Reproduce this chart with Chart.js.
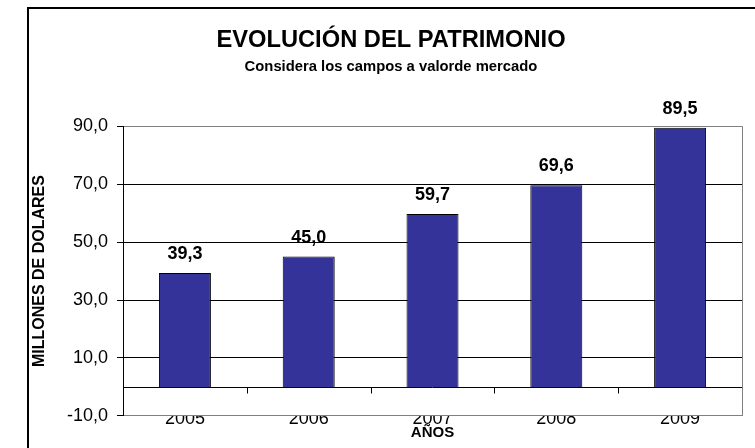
──────
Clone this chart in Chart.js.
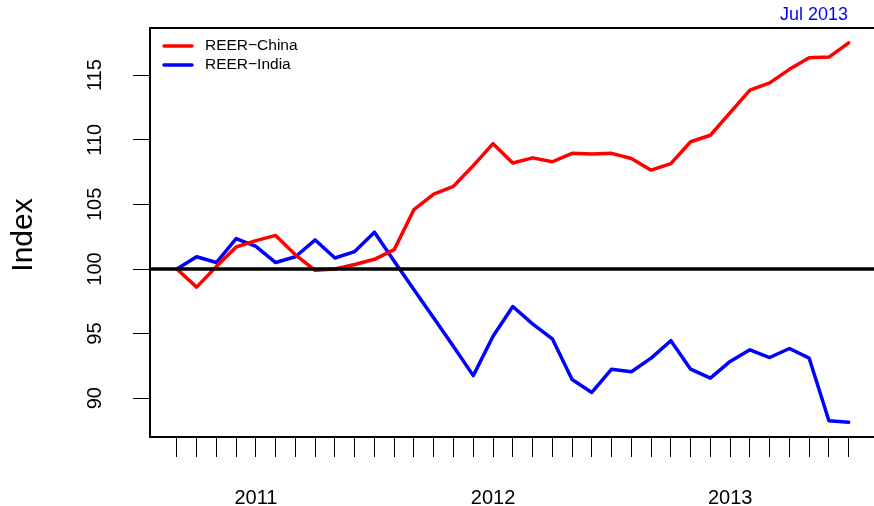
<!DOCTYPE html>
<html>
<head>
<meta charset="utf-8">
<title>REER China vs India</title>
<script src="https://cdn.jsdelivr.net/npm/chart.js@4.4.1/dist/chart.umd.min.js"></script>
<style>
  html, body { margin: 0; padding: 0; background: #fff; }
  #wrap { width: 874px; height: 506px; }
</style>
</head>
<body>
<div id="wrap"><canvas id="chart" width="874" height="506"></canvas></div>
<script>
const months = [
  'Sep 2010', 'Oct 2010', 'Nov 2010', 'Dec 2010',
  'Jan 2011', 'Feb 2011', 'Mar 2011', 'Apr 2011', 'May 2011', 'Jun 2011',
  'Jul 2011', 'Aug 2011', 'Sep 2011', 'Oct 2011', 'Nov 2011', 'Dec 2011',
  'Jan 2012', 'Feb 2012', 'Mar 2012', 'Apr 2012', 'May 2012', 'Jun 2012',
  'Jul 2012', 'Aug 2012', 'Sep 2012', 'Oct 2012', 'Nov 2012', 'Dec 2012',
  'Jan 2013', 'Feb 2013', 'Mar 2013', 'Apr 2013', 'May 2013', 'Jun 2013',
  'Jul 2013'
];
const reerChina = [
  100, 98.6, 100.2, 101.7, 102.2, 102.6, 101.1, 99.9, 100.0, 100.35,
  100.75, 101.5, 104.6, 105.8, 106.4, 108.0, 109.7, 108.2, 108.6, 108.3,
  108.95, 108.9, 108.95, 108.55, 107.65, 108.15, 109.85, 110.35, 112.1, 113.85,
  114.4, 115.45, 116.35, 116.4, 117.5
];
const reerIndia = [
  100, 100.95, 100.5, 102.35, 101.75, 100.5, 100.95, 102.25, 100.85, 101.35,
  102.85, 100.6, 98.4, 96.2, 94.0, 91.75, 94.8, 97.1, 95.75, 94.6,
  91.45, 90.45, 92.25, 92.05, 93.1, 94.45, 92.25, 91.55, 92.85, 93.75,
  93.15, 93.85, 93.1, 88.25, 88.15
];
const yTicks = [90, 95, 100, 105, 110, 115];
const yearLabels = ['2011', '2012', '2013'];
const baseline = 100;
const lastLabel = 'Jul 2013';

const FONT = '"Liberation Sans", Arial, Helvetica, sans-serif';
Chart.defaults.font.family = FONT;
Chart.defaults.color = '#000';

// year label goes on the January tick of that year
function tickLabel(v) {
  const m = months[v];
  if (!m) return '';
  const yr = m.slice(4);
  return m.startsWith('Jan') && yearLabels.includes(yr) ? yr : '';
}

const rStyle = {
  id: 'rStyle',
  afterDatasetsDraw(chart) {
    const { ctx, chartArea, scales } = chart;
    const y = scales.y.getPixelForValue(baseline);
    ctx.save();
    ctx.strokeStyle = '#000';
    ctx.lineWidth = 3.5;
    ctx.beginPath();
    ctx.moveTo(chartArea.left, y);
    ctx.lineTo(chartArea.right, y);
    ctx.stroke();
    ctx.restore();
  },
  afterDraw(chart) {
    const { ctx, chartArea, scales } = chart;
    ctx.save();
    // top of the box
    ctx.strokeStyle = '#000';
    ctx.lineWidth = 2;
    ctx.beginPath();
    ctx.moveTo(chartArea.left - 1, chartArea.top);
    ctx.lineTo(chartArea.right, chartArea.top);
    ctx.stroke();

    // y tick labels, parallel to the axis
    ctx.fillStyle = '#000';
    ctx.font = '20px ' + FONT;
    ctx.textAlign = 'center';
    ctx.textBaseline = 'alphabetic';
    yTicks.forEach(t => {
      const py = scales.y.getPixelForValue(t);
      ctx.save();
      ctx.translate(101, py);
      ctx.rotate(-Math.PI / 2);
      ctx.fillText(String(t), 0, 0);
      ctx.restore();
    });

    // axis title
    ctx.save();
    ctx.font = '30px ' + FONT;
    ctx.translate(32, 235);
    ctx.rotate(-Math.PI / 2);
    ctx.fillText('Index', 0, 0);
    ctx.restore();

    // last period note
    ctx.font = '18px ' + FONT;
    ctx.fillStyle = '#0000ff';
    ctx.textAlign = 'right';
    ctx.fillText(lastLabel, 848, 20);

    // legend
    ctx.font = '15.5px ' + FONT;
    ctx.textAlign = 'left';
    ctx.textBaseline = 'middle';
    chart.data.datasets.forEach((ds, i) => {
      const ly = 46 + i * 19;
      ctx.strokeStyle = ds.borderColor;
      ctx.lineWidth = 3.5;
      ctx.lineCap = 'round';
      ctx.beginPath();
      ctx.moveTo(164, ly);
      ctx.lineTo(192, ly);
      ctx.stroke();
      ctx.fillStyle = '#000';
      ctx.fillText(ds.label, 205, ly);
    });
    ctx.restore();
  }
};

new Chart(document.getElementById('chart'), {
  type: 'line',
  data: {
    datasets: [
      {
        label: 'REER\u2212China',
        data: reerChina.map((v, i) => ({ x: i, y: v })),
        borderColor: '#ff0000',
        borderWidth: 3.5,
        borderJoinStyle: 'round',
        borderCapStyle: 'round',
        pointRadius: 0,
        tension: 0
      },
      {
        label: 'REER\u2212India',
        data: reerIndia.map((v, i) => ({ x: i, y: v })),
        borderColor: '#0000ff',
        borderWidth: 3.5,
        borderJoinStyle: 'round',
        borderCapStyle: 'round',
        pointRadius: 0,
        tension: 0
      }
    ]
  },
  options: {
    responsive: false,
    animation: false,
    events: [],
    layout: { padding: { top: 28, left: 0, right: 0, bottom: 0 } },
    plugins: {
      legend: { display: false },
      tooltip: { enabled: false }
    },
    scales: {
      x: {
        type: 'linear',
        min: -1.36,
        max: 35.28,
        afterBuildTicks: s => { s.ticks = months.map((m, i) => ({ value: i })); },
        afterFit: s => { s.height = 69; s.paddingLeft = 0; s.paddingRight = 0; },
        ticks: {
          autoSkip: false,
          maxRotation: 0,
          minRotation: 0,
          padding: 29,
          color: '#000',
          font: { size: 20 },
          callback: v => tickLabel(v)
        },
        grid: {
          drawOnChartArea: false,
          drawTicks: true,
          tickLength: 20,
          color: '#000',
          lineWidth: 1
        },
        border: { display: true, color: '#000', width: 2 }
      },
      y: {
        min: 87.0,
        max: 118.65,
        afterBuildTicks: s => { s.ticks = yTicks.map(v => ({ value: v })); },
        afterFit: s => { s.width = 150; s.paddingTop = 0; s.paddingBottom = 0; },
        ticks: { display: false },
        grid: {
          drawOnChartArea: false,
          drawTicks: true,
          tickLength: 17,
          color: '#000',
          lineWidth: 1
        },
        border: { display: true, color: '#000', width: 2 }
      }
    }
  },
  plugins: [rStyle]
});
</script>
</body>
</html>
──────
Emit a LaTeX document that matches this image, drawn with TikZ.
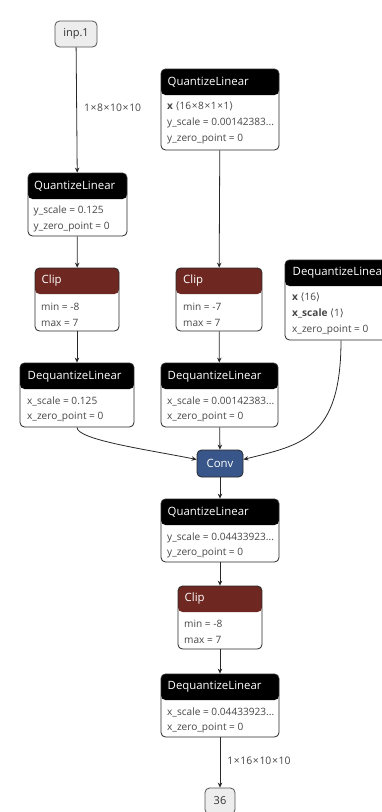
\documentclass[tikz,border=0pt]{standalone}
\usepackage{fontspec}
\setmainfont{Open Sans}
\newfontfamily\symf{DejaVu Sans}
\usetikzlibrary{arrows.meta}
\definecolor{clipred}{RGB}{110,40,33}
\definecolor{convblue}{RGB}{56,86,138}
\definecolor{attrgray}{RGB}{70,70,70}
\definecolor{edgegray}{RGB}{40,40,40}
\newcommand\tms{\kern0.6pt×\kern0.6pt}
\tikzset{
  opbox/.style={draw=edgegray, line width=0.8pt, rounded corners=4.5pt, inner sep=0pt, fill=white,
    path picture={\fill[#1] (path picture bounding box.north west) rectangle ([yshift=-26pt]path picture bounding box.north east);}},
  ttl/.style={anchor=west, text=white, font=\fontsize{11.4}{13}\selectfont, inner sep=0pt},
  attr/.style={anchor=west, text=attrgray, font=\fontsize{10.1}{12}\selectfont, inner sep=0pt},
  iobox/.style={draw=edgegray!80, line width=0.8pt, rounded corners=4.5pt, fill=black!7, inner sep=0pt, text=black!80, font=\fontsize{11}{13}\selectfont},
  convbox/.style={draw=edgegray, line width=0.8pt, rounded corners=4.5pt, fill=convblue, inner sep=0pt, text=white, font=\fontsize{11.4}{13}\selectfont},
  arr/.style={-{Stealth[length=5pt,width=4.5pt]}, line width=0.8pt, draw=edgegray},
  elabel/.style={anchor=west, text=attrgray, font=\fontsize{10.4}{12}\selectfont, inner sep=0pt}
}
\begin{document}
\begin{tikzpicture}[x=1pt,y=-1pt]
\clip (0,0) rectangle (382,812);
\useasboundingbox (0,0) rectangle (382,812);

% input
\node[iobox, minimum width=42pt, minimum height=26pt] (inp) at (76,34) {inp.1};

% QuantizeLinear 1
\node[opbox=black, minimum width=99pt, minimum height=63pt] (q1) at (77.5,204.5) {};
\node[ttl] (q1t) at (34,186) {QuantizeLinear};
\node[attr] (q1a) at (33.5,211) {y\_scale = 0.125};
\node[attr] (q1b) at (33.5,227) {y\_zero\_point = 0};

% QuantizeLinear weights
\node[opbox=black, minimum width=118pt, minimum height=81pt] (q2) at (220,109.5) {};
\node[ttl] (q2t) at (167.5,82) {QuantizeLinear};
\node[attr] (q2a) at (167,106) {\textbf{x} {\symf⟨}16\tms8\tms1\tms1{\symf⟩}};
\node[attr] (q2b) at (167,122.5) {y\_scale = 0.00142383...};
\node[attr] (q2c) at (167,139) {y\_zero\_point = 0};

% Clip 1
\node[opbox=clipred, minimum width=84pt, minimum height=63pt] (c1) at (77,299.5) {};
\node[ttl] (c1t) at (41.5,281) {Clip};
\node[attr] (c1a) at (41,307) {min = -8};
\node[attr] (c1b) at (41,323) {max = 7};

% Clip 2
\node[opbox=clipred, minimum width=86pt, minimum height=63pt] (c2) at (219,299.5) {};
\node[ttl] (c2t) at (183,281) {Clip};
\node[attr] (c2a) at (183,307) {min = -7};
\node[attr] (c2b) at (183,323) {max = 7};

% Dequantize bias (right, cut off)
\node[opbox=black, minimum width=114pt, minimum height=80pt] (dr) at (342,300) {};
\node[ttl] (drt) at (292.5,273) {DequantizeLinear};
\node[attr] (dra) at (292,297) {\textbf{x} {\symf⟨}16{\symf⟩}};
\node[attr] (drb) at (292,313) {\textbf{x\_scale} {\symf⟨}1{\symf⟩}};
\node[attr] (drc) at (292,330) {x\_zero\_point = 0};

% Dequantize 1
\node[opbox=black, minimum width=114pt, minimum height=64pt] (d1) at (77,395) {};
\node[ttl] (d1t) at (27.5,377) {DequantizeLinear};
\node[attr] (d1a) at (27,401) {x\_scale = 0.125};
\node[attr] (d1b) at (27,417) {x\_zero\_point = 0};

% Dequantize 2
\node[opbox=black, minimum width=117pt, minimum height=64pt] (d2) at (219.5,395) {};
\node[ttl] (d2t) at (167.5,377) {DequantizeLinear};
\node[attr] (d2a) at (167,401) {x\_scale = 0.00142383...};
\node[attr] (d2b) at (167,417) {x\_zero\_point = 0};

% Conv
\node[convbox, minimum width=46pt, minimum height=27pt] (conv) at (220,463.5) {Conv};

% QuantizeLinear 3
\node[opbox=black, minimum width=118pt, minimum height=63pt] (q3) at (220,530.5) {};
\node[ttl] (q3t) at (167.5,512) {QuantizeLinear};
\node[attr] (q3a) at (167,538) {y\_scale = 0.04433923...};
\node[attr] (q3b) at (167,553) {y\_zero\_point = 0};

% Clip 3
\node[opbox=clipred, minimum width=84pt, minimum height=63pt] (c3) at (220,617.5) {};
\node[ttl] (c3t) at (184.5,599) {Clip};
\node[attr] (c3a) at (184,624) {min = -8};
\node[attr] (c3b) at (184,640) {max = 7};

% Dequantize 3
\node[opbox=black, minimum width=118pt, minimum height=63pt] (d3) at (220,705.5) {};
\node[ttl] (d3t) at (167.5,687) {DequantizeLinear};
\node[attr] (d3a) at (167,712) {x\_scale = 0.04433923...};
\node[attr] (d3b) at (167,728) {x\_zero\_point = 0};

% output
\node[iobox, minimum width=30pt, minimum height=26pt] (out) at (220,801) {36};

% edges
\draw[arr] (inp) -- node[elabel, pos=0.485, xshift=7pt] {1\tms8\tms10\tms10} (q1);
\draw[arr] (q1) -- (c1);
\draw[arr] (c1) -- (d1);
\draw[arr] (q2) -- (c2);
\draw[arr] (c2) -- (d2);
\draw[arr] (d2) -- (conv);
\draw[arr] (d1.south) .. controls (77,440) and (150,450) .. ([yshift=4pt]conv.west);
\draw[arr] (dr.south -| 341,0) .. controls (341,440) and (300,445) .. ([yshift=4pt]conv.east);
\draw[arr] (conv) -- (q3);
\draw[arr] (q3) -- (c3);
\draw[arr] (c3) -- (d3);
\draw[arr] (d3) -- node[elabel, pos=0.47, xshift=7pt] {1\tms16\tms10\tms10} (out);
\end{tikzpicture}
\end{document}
──────
§ WHAT YOU HAVE TO DO
The lines you need run from the one containing "Emit a LaTeX" down to the one containing "(q1b) at (33.5,227)"; print them exactly, both ends included, and leave out pictures.

§ COMPLETE OUTPUT
Emit a LaTeX document that matches this image, drawn with TikZ.
\documentclass[tikz,border=0pt]{standalone}
\usepackage{fontspec}
\setmainfont{Open Sans}
\newfontfamily\symf{DejaVu Sans}
\usetikzlibrary{arrows.meta}
\definecolor{clipred}{RGB}{110,40,33}
\definecolor{convblue}{RGB}{56,86,138}
\definecolor{attrgray}{RGB}{70,70,70}
\definecolor{edgegray}{RGB}{40,40,40}
\newcommand\tms{\kern0.6pt×\kern0.6pt}
\tikzset{
  opbox/.style={draw=edgegray, line width=0.8pt, rounded corners=4.5pt, inner sep=0pt, fill=white,
    path picture={\fill[#1] (path picture bounding box.north west) rectangle ([yshift=-26pt]path picture bounding box.north east);}},
  ttl/.style={anchor=west, text=white, font=\fontsize{11.4}{13}\selectfont, inner sep=0pt},
  attr/.style={anchor=west, text=attrgray, font=\fontsize{10.1}{12}\selectfont, inner sep=0pt},
  iobox/.style={draw=edgegray!80, line width=0.8pt, rounded corners=4.5pt, fill=black!7, inner sep=0pt, text=black!80, font=\fontsize{11}{13}\selectfont},
  convbox/.style={draw=edgegray, line width=0.8pt, rounded corners=4.5pt, fill=convblue, inner sep=0pt, text=white, font=\fontsize{11.4}{13}\selectfont},
  arr/.style={-{Stealth[length=5pt,width=4.5pt]}, line width=0.8pt, draw=edgegray},
  elabel/.style={anchor=west, text=attrgray, font=\fontsize{10.4}{12}\selectfont, inner sep=0pt}
}
\begin{document}
\begin{tikzpicture}[x=1pt,y=-1pt]
\clip (0,0) rectangle (382,812);
\useasboundingbox (0,0) rectangle (382,812);

% input
\node[iobox, minimum width=42pt, minimum height=26pt] (inp) at (76,34) {inp.1};

% QuantizeLinear 1
\node[opbox=black, minimum width=99pt, minimum height=63pt] (q1) at (77.5,204.5) {};
\node[ttl] (q1t) at (34,186) {QuantizeLinear};
\node[attr] (q1a) at (33.5,211) {y\_scale = 0.125};
\node[attr] (q1b) at (33.5,227) {y\_zero\_point = 0};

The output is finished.